Эти отношения могут быть равноправными или же неравноправными, когда одна из сторон может не считаться с другой, навязывать ей свои условия, понятия и т. д. Такие взаимоотношения в самом широком смысле называются монологическими. Они, как правило, эгоистические, потребительские.

Я – центр мира, мир существует для меня – вот формула монологического сознания.

Диалог же как форма отношения к миру предполагает обязательное наличие второго равноправного, равноценного участника, с которым только и возможен диалог.

Я и мир; мир во мне, и я в мире – вот образ сознания русской поэзии.

Поэтический образ мира, о котором мы говорили, воспроизводит такие отношения, когда человек и природа как бы смотрятся друг в друга, раскрывают свой сокровенный смысл в диалоге. "Мгновенное", индивидуальное состояние человека в таком поэтическом образе как бы включается в вечную жизнь природы, соотносится с ней, поверяется ею. И процесс этот отнюдь не односторонен, он диалогичен в самом широком смысле этого понятия. Прекрасно сказал М.М. Пришвин: "Мы в природе соприкасаемся с творчеством жизни и соучаствуем в нем… Дело человека высказать то, что молчаливо переживается, миром. От этого высказывания, впрочем, изменяется и самый мир".

Знак древних земледельцев "украшает" и женские изображения и статуэтки и в этом случае означает: "она понесла во чреве".

"Невольно возникает ассоциация с христианским божеством плодородия – Богородицей, девой-матерью, изображаемой нередко так, что на ее животе показан не родившийся еще ребенок Иисус Христос… В Древней Руси культ Богородицы слился с местным культом рожениц… Мы знаем, как тесно магия плодородия полей переплетена с магией человеческого плодородия", – пишет академик Б. Рыбаков.

Не случайно, видимо, и в народном (а не церковном) сознании культ Богоматери сливался с древним культом Матери Сырой Земли, то есть земли, оплодотворенной дождем, "понесшей во чреве". Идея семени есть идея зарождения новой жизни, а весь знак в целом – символ идеи самой жизни.

Тот же знак, но уже в несколько иной форме, символизировал другую сторону той же идеи жизни. Круг. Это был знак соединения "земного" – природного и человеческого – с "небесным", точнее с космическим. Круг – древнейший знак, обозначающий солнце. Мироотношение, отраженное в этом знаке, столь же существенно и для образа мира русской поэзии.

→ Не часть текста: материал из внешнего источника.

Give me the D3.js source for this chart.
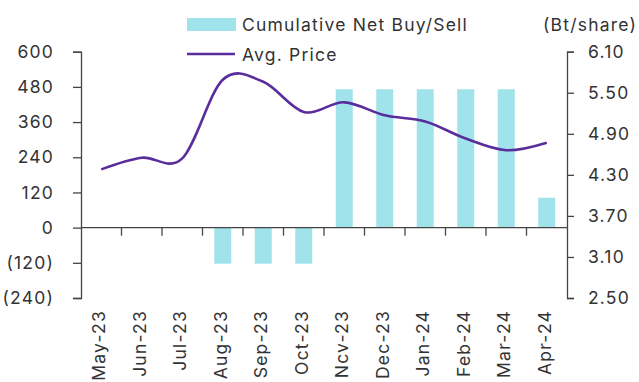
<!DOCTYPE html>
<html>
<head>
<meta charset="utf-8">
<script src="https://cdn.jsdelivr.net/npm/d3@7"></script>
<style>
  html, body { margin: 0; padding: 0; background: #fff; }
  svg text { font-family: "Inter", "DejaVu Sans", sans-serif; fill: #333; letter-spacing: 1.2px; }
</style>
</head>
<body>
<svg id="chart" width="639" height="382"></svg>
<script>
// Monthly foreign net flow (cumulative, left axis) and average price (right axis)
const months = ["May-23", "Jun-23", "Jul-23", "Aug-23", "Sep-23", "Oct-23",
                "Ncv-23", "Dec-23", "Jan-24", "Feb-24", "Mar-24", "Apr-24"];
const netBuySell = [0, 0, 0, -123, -123, -123, 472, 472, 472, 472, 472, 102];
const avgPrice = [4.38, 4.55, 4.54, 5.69, 5.66, 5.22, 5.36, 5.17, 5.08, 4.83, 4.66, 4.77];
const leftTicks = [600, 480, 360, 240, 120, 0, -120, -240];
const rightTicks = [6.10, 5.50, 4.90, 4.30, 3.70, 3.10, 2.50];
const seriesNames = ["Cumulative Net Buy/Sell", "Avg. Price"];
const unitLabel = "(Bt/share)";

const barColor = "#a0e3eb";
const lineColor = "#5a2d9c";
const axisColor = "#444";
const fontSize = "17.5px";

const svg = d3.select("#chart");
const plot = { left: 81, right: 567, top: 51.7, bottom: 298 };

const xStep = d3.scaleBand().domain(months).range([plot.left, plot.right]);
const yL = d3.scaleLinear().domain([-240, 600]).range([plot.bottom, plot.top]);
const yR = d3.scaleLinear().domain([2.50, 6.10]).range([plot.bottom, plot.top]);
const barWidth = 17;

const fmtLeft = v => v < 0 ? "(" + Math.abs(v) + ")" : String(v);

// Bars
svg.append("g").selectAll("rect").data(months).join("rect")
  .attr("x", (d) => xStep(d) + (xStep.step() - barWidth) / 2)
  .attr("width", barWidth)
  .attr("y", (d, i) => yL(Math.max(0, netBuySell[i])))
  .attr("height", (d, i) => Math.abs(yL(netBuySell[i]) - yL(0)))
  .attr("fill", barColor);

// Left axis
const gL = svg.append("g").attr("transform", `translate(${plot.left},0)`)
  .call(d3.axisLeft(yL).tickValues(leftTicks).tickFormat(fmtLeft).tickSize(8).tickPadding(19));
// Right axis
const gR = svg.append("g").attr("transform", `translate(${plot.right},0)`)
  .call(d3.axisRight(yR).tickValues(rightTicks).tickFormat(d3.format(".2f")).tickSize(7).tickPadding(14));

[gL, gR].forEach(g => {
  g.select(".domain").attr("stroke", axisColor).attr("stroke-width", 1.3);
  g.selectAll(".tick line").attr("stroke", axisColor).attr("stroke-width", 1.3);
  g.selectAll(".tick text").style("font-size", fontSize).attr("fill", "#333");
});

// Category axis along zero, ticks at month boundaries
const gX = svg.append("g").attr("transform", `translate(0,${yL(0)})`);
gX.append("line").attr("x1", plot.left).attr("x2", plot.right)
  .attr("stroke", axisColor).attr("stroke-width", 1.3);
gX.selectAll("line.b").data(months.slice(1)).join("line").attr("class", "b")
  .attr("x1", d => xStep(d)).attr("x2", d => xStep(d))
  .attr("y1", 0).attr("y2", 8)
  .attr("stroke", axisColor).attr("stroke-width", 1.3);

// Month labels below the plot, rotated
svg.append("g").selectAll("text").data(months).join("text")
  .attr("transform", d => `translate(${xStep(d) + xStep.step() / 2 - 2},310) rotate(-90)`)
  .attr("text-anchor", "end")
  .attr("dy", "0.35em")
  .style("font-size", fontSize)
  .text(d => d);

// Price line
const line = d3.line()
  .x((d, i) => xStep(months[i]) + xStep.step() / 2)
  .y(d => yR(d))
  .curve(d3.curveCardinal.tension(0));
svg.append("path").datum(avgPrice)
  .attr("d", line)
  .attr("fill", "none")
  .attr("stroke", lineColor)
  .attr("stroke-width", 2.6)
  .attr("stroke-linejoin", "round");

// Legend
const lg = svg.append("g");
lg.append("rect").attr("x", 187).attr("y", 18).attr("width", 49).attr("height", 13).attr("fill", barColor);
lg.append("line").attr("x1", 187).attr("x2", 235).attr("y1", 54).attr("y2", 54)
  .attr("stroke", lineColor).attr("stroke-width", 2.6);
lg.selectAll("text").data(seriesNames).join("text")
  .attr("x", 242).attr("y", (d, i) => 24.5 + i * 30)
  .attr("dy", "0.35em")
  .style("font-size", fontSize)
  .text(d => d);

// Unit label for the right axis
svg.append("text").attr("x", 637).attr("y", 24.5).attr("dy", "0.35em")
  .attr("text-anchor", "end").style("font-size", fontSize).text(unitLabel);
</script>
</body>
</html>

Высоко солнце восходило, далеко осветило -
Во все чистое поле, через синее море,
Через синее море, через быструю речку… -

это запев одной из старинных народных песен, а далее в ней рассказывается о "частной" судьбе девушки. Также, как и в следующей:

Туманно красно солнышко, туманно,
Что в тумане красна солнышка не видно;
Кручинна красна девица, печальна,
Никто ее кручинушки не знает…

Только ли в "параллелизме" здесь дело? Да и зачем такие прямо-таки космические параллели? Однако вспомним, например, стихи Лермонтова:

Выхожу один я на дорогу;
Сквозь туман кремнистый путь блестит:
Ночь тиха. Пустыня внемлет богу,
И звезда с звездою говорит.

Казалось бы, что особенного: ну, выходит поэт на дорогу– не такое уж "всемирное" событие. Откуда, зачем вдруг этот "космизм": "Пустыня внемлет богу", "…звезда с звездою говорит"? Впрочем, может быть, такой диалог "ни из-за чего" с целым Миром – индивидуальная особенность художественного мироотношения именно этого поэта?

Вот бреду я вдоль большой дороги
В тихом свете гаснущего дня…
Тяжело мне, замирают ноги…
Снова "частная" ситуация, и вдруг:
Вот тот мир, где жили мы с тобою,
Ангел мой, ты видишь ли меня?

(Тютчев)

И у Есенина:

Я по первому снегу бреду,
В сердце ландыши вспыхнувших сил.
Вечер синею свечкой звезду Над дорогой моей засветил.

Образ дороги в русской поэзии, как и в русской литературе в целом, приобрел в творчестве самых разных по художественному видению поэтов характер закономерной необходимости. Вспомним былинных и сказочных богатырей на распутье, вспомним удивительные песни, сложенные народом о дороге, чего стоит только "Не одна во поле дороженька пролегала…".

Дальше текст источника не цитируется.